Le 24 avril, le cabinet du Haut Commissaire aux solidarités actives contre la pauvreté a présenté au Conseil national des politiques de lutte contre la pauvreté et l'exclusion sociale (CNLE) un tableau de bord composé d'indicateurs (1) devant permettre de mesurer l'atteinte de l'objectif de baisse d'un tiers de la pauvreté en cinq ans assigné en juillet dernier par le président de la République à Martin Hirsch (2).
Cet objectif doit ainsi être suivi au travers d'un indicateur central - le taux de pauvreté ancré dans le temps - dit « indicateur de pauvreté semi-absolu ». En début de période, le seuil de pauvreté est fixé à 60 % du revenu médian (soit pour 2005, la dernière année connue, 817 € mensuels) et, au cours des cinq années qui suivent, il doit être réévalué chaque année pour tenir compte de l'inflation. En 2005, on dénombrait plus de 7 millions de personnes vivant en dessous du seuil de pauvreté, un nombre qui, conformément à l'objectif gouvernemental, doit être inférieur à 5 millions en 2012.
Cet indicateur central est complété par une trentaine d'indicateurs complémentaires illustrant dix sous-objectifs (intensité de la pauvreté, taux de difficultés de conditions de vie, taux de pauvreté ancré dans le temps des moins de 18 ans, taux de travailleurs pauvres...). Ces indicateurs sont soit issus de la statistique publique (3) - et, pour la plupart, suivis par l'Observatoire national de la pauvreté et de l'exclusion sociale (ONPES) -, soit des indicateurs transversaux d'inclusion sociale (indicateurs européens).

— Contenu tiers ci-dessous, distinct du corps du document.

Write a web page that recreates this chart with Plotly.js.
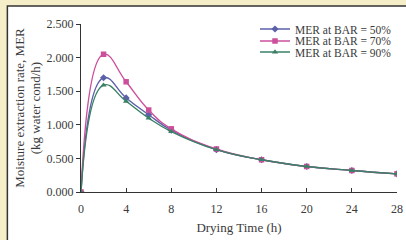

Ainsi, par exemple, l'indicateur « intensité de la pauvreté » - dont l'objectif est de traduire l'évolution de la lutte contre la pauvreté monétaire et les inégalités - permet d'appréhender la répartition des revenus des personnes pauvres. Il mesure l'écart entre le seuil de pauvreté et le revenu médian des personnes vivant sous le seuil de pauvreté monétaire, rapporté au seuil de pauvreté. Plus ce chiffre est important, plus le revenu médian de la population pauvre est éloigné du seuil de pauvreté, explique le tableau de bord. En 2005, l'intensité de la pauvreté s'établissait à 18,2, contre 16,3 en 2002 (+ 10 %). Autre indicateur : le taux de travailleurs pauvres, mesure de l'amélioration de la qualité de l'emploi. Il est défini comme la proportion de travailleurs pauvres parmi l'ensemble de la population active occupée et fait intervenir deux critères : le niveau de vie des personnes et leur activité. Ainsi est identifiée comme tel toute personne ayant été en emploi pendant au moins sept mois sur les 12 mois de la période de référence et ayant un niveau de vie inférieur à 60 % du revenu médian. En 2005, la France comptait 1,5 million de travailleurs pauvres (soit 6,4 % de la population active occupée) (4), un chiffre qui a augmenté de 21 % entre 2003 et cette même date.
Lors d'une réunion de consultation sur le tableau de bord, le 27 mars dernier, le Haut Commissaire a indiqué que l'ONPES réfléchissait également à des « indicateurs d'alerte, issus d'enquêtes auprès des acteurs de l'insertion ou des données associatives, qui pourront compléter ce nouvel outil ». « Dans les domaines de la santé et du logement, ce tableau de bord général devra être complété par des tableaux thématiques, intégrant une liste plus détaillée d'indicateurs, permettant d'appréhender toutes les facettes du phénomène », a-t-il ajouté, tout en rappelant qu'il devra prendre en compte systématiquement l'impact des réformes en cours. Martin Hirsch a également regretté que ce tableau de bord ne prenne pas assez en compte la pauvreté des personnes âgées et a suggéré qu'elle fasse l'objet d'un « objectif spécifique, accompagné d'un indicateur à définir ».
(1) Document disponible sur
(3) Le Haut Commissariat admet cependant que ce choix a une « limite forte, surtout dans une logique d'évaluation de l'action publique : le décalage temporel est parfois important avant de disposer des informations. D'autre part, les enquêtes qui alimentent une partie de ces indicateurs prennent mal en compte certaines catégories de ménages, comme les sans-domicile. »
(4) Chiffre obtenu en prenant en compte la définition européenne de la notion de travailleur pauvre.